- **YOUR TASK**
Below this line is the material. Write out only its lines from the one containing "Generate a component" through the one containing "const line = d3.line();", both kept, exactly.

** BEGIN SOURCE RECORDS **

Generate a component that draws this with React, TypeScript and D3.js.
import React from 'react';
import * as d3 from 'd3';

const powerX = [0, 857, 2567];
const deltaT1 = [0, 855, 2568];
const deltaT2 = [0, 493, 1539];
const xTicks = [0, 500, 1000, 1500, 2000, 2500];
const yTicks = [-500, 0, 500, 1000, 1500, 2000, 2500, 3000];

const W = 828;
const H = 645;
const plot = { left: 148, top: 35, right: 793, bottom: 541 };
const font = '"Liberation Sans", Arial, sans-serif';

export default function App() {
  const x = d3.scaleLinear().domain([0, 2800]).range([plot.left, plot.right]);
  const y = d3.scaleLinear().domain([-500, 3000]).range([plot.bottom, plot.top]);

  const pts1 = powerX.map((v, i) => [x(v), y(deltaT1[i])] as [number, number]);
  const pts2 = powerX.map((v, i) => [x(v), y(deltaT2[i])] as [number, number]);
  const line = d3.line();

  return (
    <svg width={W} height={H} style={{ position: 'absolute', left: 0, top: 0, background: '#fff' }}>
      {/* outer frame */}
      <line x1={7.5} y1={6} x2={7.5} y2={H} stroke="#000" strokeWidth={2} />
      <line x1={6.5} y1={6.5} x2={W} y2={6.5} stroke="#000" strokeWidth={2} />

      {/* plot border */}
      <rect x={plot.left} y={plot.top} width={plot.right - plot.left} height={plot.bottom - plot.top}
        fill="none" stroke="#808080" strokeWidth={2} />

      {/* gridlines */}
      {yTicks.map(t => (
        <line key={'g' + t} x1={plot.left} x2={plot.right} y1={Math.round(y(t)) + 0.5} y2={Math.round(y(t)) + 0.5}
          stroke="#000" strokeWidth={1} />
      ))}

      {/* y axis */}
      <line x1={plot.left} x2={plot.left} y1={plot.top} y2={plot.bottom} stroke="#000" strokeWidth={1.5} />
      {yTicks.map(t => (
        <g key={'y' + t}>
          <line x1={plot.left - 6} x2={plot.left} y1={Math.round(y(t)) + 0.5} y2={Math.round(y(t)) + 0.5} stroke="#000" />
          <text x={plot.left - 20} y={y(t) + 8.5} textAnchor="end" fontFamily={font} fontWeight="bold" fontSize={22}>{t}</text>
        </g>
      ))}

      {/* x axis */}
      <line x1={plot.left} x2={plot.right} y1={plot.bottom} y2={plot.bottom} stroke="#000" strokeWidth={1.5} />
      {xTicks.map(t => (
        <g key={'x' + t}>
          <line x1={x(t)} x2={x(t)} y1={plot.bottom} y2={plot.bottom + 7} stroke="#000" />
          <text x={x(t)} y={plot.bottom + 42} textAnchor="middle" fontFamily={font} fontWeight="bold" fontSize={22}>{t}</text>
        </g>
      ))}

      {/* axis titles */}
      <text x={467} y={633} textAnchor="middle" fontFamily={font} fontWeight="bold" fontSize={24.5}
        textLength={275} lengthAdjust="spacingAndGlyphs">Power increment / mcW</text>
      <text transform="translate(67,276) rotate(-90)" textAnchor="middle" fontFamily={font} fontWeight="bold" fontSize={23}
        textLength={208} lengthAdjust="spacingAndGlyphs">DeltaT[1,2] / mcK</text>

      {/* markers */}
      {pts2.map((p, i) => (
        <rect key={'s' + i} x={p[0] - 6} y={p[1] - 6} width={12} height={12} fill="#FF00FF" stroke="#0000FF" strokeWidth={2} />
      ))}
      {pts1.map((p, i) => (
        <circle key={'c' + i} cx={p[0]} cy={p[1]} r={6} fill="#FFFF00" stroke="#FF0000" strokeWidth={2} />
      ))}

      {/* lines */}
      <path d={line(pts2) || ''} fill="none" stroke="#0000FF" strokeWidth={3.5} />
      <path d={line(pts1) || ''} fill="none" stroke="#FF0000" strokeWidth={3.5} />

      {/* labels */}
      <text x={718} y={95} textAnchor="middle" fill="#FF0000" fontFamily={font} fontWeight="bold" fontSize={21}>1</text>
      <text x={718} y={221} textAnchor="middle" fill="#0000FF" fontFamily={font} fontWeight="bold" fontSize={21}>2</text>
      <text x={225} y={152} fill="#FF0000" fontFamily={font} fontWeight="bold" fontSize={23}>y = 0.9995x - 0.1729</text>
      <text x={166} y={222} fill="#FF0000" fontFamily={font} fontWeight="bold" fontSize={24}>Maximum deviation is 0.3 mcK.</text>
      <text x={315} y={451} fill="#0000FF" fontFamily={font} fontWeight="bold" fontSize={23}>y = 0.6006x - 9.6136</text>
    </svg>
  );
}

** END SOURCE RECORDS **
** BEGIN SOURCE RECORDS **

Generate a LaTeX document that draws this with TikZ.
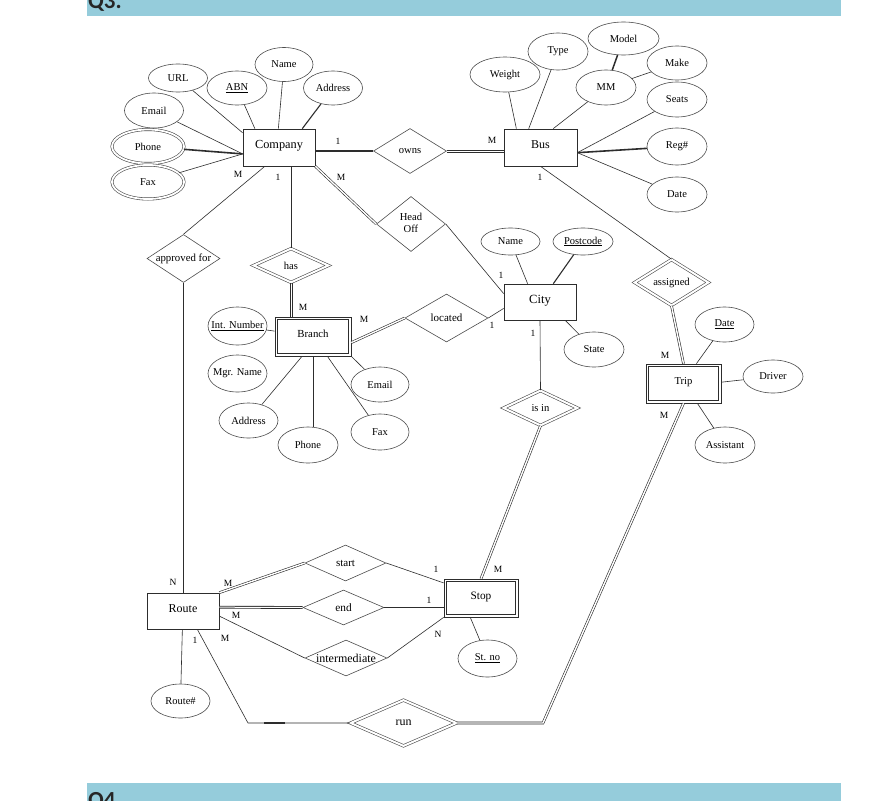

** END SOURCE RECORDS **

- **SOLUTION TO THE EXERCISE**
Generate a component that draws this with React, TypeScript and D3.js.
import React from 'react';
import * as d3 from 'd3';

const powerX = [0, 857, 2567];
const deltaT1 = [0, 855, 2568];
const deltaT2 = [0, 493, 1539];
const xTicks = [0, 500, 1000, 1500, 2000, 2500];
const yTicks = [-500, 0, 500, 1000, 1500, 2000, 2500, 3000];

const W = 828;
const H = 645;
const plot = { left: 148, top: 35, right: 793, bottom: 541 };
const font = '"Liberation Sans", Arial, sans-serif';

export default function App() {
  const x = d3.scaleLinear().domain([0, 2800]).range([plot.left, plot.right]);
  const y = d3.scaleLinear().domain([-500, 3000]).range([plot.bottom, plot.top]);

  const pts1 = powerX.map((v, i) => [x(v), y(deltaT1[i])] as [number, number]);
  const pts2 = powerX.map((v, i) => [x(v), y(deltaT2[i])] as [number, number]);
  const line = d3.line();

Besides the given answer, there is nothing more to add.